#### [Directive]
Write out, unaltered, each line from the top of the records below down to the line where "const proteinTicks = [0, 1, 2, 3, 4];" appears, that line included.

#### [Material supplied]
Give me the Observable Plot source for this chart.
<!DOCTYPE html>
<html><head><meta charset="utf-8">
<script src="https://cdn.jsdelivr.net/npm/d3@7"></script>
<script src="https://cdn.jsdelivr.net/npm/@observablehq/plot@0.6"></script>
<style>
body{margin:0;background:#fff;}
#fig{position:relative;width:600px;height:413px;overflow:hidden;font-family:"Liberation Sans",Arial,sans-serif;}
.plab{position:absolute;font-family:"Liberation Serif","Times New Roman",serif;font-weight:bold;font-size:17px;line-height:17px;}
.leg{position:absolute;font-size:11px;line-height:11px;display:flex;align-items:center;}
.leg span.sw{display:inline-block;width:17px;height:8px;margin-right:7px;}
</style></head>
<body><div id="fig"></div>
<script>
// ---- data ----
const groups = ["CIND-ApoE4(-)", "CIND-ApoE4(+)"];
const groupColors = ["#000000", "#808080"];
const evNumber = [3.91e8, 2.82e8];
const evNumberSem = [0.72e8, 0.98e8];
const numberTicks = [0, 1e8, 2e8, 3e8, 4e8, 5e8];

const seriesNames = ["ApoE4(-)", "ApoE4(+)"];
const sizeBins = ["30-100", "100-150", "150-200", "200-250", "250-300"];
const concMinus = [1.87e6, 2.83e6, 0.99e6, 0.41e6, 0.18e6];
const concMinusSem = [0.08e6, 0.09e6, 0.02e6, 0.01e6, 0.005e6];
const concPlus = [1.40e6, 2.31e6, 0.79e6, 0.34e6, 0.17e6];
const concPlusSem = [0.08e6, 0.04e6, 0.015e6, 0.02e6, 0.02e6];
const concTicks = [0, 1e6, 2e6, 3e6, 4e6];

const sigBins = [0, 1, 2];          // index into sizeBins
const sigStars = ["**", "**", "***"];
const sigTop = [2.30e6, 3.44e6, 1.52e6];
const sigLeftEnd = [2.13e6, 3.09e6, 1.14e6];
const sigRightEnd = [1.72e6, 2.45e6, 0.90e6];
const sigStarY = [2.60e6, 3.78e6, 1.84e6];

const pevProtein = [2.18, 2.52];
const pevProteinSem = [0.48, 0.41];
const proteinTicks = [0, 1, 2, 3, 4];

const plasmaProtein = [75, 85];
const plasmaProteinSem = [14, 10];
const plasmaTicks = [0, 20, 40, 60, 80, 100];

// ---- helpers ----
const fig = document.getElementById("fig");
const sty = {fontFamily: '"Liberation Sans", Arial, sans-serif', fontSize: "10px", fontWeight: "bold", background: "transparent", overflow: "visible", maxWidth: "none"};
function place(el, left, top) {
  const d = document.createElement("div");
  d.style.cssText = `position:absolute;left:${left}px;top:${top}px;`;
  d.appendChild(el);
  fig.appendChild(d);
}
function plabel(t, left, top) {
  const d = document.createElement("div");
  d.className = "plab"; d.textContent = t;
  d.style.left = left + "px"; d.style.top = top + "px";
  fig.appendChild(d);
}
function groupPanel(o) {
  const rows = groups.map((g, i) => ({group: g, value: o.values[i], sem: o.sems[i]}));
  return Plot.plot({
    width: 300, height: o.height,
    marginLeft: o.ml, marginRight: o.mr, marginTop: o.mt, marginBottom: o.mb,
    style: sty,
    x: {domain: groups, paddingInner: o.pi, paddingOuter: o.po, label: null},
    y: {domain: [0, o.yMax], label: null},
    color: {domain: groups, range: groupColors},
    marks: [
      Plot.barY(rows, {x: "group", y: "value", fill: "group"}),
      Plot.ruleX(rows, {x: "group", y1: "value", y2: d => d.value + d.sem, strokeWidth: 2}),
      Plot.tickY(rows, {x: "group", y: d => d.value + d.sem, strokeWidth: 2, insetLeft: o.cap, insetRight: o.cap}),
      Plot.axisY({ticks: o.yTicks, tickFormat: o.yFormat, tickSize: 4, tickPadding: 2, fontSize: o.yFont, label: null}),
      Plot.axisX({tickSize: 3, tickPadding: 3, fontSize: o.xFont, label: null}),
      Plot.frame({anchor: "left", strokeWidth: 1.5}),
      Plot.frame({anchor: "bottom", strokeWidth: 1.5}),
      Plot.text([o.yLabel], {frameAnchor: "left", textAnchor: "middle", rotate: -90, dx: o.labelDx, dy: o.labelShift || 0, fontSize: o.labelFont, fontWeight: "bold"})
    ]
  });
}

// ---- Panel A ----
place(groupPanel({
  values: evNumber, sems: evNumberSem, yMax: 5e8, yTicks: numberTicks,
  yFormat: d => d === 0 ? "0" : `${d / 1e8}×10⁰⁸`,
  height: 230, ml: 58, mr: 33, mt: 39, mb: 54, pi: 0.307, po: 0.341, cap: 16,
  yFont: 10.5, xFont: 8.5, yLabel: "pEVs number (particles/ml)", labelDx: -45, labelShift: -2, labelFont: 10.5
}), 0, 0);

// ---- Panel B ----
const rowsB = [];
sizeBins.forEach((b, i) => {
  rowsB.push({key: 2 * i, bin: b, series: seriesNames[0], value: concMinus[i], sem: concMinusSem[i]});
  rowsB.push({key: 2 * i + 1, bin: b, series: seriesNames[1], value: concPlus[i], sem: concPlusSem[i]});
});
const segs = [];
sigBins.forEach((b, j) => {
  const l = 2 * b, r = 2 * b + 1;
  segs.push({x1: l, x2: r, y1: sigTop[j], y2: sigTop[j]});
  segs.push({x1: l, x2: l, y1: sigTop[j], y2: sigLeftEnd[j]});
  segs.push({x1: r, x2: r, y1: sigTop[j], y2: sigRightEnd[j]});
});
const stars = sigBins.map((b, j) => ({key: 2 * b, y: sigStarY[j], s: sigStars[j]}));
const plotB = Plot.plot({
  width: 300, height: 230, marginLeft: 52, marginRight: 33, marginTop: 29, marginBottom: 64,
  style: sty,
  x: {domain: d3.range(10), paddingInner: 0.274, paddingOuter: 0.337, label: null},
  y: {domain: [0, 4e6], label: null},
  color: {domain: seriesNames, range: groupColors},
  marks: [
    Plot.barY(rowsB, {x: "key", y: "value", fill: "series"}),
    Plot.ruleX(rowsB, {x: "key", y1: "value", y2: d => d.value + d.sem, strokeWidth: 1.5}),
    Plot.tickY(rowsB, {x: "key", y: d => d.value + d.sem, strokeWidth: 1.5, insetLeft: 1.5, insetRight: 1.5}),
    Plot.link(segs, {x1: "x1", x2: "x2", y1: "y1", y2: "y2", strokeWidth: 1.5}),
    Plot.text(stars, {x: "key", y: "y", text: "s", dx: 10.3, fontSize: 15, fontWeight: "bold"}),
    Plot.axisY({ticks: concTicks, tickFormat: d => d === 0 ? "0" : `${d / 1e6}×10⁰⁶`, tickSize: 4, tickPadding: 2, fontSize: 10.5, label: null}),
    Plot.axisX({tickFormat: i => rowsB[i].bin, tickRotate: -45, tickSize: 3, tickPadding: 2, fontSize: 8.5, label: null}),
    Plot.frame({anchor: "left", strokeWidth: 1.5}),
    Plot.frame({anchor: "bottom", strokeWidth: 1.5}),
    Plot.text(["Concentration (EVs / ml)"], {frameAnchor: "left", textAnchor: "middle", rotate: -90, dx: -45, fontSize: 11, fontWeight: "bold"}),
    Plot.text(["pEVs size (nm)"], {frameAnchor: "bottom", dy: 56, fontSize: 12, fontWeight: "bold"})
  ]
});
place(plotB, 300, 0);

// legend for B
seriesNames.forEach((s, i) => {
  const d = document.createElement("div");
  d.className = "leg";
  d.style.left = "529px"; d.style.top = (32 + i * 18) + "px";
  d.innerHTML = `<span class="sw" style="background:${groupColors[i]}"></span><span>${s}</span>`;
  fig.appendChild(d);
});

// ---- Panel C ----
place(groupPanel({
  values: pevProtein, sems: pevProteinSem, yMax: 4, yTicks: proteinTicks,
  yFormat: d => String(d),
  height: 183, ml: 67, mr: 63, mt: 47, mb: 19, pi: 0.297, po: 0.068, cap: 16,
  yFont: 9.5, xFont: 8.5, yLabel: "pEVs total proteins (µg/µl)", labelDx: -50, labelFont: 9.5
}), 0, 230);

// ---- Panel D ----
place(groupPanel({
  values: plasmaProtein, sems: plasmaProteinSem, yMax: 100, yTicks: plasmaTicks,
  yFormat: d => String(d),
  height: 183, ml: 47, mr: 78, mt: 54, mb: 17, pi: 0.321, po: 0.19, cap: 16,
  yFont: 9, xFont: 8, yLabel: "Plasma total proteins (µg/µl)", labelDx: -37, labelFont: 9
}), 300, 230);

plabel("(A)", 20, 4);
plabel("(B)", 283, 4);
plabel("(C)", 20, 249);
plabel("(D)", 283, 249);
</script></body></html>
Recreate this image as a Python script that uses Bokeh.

#### [Written solution]
Give me the Observable Plot source for this chart.
<!DOCTYPE html>
<html><head><meta charset="utf-8">
<script src="https://cdn.jsdelivr.net/npm/d3@7"></script>
<script src="https://cdn.jsdelivr.net/npm/@observablehq/plot@0.6"></script>
<style>
body{margin:0;background:#fff;}
#fig{position:relative;width:600px;height:413px;overflow:hidden;font-family:"Liberation Sans",Arial,sans-serif;}
.plab{position:absolute;font-family:"Liberation Serif","Times New Roman",serif;font-weight:bold;font-size:17px;line-height:17px;}
.leg{position:absolute;font-size:11px;line-height:11px;display:flex;align-items:center;}
.leg span.sw{display:inline-block;width:17px;height:8px;margin-right:7px;}
</style></head>
<body><div id="fig"></div>
<script>
// ---- data ----
const groups = ["CIND-ApoE4(-)", "CIND-ApoE4(+)"];
const groupColors = ["#000000", "#808080"];
const evNumber = [3.91e8, 2.82e8];
const evNumberSem = [0.72e8, 0.98e8];
const numberTicks = [0, 1e8, 2e8, 3e8, 4e8, 5e8];

const seriesNames = ["ApoE4(-)", "ApoE4(+)"];
const sizeBins = ["30-100", "100-150", "150-200", "200-250", "250-300"];
const concMinus = [1.87e6, 2.83e6, 0.99e6, 0.41e6, 0.18e6];
const concMinusSem = [0.08e6, 0.09e6, 0.02e6, 0.01e6, 0.005e6];
const concPlus = [1.40e6, 2.31e6, 0.79e6, 0.34e6, 0.17e6];
const concPlusSem = [0.08e6, 0.04e6, 0.015e6, 0.02e6, 0.02e6];
const concTicks = [0, 1e6, 2e6, 3e6, 4e6];

const sigBins = [0, 1, 2];          // index into sizeBins
const sigStars = ["**", "**", "***"];
const sigTop = [2.30e6, 3.44e6, 1.52e6];
const sigLeftEnd = [2.13e6, 3.09e6, 1.14e6];
const sigRightEnd = [1.72e6, 2.45e6, 0.90e6];
const sigStarY = [2.60e6, 3.78e6, 1.84e6];

const pevProtein = [2.18, 2.52];
const pevProteinSem = [0.48, 0.41];
const proteinTicks = [0, 1, 2, 3, 4];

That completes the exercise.